[Written problem] Output the material word for word. Leave each picture out.
········
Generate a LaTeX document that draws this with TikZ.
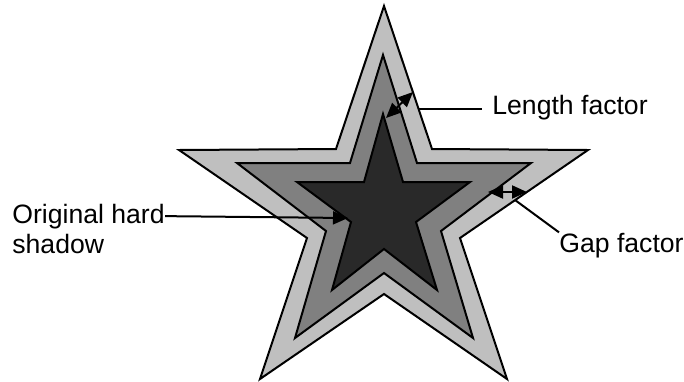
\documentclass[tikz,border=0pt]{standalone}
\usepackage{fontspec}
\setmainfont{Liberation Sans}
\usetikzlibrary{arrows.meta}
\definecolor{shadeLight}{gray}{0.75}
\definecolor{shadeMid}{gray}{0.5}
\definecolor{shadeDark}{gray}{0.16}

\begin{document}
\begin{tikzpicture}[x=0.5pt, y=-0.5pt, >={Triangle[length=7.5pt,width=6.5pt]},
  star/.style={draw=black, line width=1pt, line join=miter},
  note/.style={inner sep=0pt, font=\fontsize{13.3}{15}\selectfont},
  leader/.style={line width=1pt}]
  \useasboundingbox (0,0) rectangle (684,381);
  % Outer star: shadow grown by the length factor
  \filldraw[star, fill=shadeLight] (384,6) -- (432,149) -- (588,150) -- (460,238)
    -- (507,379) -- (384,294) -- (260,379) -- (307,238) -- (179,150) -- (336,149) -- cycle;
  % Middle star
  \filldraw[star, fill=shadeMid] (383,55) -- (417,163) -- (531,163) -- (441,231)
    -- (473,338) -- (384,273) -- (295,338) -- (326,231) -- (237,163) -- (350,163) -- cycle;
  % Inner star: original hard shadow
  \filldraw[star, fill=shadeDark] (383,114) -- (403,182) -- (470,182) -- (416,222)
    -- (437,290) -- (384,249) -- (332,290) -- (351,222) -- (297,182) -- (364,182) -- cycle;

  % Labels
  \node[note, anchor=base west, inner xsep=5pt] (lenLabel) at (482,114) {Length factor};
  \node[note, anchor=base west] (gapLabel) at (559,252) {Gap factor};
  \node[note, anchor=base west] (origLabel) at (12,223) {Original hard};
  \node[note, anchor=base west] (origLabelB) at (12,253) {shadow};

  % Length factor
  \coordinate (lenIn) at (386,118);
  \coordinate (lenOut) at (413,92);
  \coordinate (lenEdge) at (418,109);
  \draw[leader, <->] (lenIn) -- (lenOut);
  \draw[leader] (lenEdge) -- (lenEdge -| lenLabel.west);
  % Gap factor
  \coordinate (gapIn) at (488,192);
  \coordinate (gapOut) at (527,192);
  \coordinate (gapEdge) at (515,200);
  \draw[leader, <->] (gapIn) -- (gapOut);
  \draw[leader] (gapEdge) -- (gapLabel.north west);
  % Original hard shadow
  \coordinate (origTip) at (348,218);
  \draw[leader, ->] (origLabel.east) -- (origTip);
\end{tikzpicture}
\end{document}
········
[Response to the task]
Generate a LaTeX document that draws this with TikZ.
\documentclass[tikz,border=0pt]{standalone}
\usepackage{fontspec}
\setmainfont{Liberation Sans}
\usetikzlibrary{arrows.meta}
\definecolor{shadeLight}{gray}{0.75}
\definecolor{shadeMid}{gray}{0.5}
\definecolor{shadeDark}{gray}{0.16}

\begin{document}
\begin{tikzpicture}[x=0.5pt, y=-0.5pt, >={Triangle[length=7.5pt,width=6.5pt]},
  star/.style={draw=black, line width=1pt, line join=miter},
  note/.style={inner sep=0pt, font=\fontsize{13.3}{15}\selectfont},
  leader/.style={line width=1pt}]
  \useasboundingbox (0,0) rectangle (684,381);
  % Outer star: shadow grown by the length factor
  \filldraw[star, fill=shadeLight] (384,6) -- (432,149) -- (588,150) -- (460,238)
    -- (507,379) -- (384,294) -- (260,379) -- (307,238) -- (179,150) -- (336,149) -- cycle;
  % Middle star
  \filldraw[star, fill=shadeMid] (383,55) -- (417,163) -- (531,163) -- (441,231)
    -- (473,338) -- (384,273) -- (295,338) -- (326,231) -- (237,163) -- (350,163) -- cycle;
  % Inner star: original hard shadow
  \filldraw[star, fill=shadeDark] (383,114) -- (403,182) -- (470,182) -- (416,222)
    -- (437,290) -- (384,249) -- (332,290) -- (351,222) -- (297,182) -- (364,182) -- cycle;

  % Labels
  \node[note, anchor=base west, inner xsep=5pt] (lenLabel) at (482,114) {Length factor};
  \node[note, anchor=base west] (gapLabel) at (559,252) {Gap factor};
  \node[note, anchor=base west] (origLabel) at (12,223) {Original hard};
  \node[note, anchor=base west] (origLabelB) at (12,253) {shadow};

  % Length factor
  \coordinate (lenIn) at (386,118);
  \coordinate (lenOut) at (413,92);
  \coordinate (lenEdge) at (418,109);
  \draw[leader, <->] (lenIn) -- (lenOut);
  \draw[leader] (lenEdge) -- (lenEdge -| lenLabel.west);
  % Gap factor
  \coordinate (gapIn) at (488,192);
  \coordinate (gapOut) at (527,192);
  \coordinate (gapEdge) at (515,200);
  \draw[leader, <->] (gapIn) -- (gapOut);
  \draw[leader] (gapEdge) -- (gapLabel.north west);
  % Original hard shadow
  \coordinate (origTip) at (348,218);
  \draw[leader, ->] (origLabel.east) -- (origTip);
\end{tikzpicture}
\end{document}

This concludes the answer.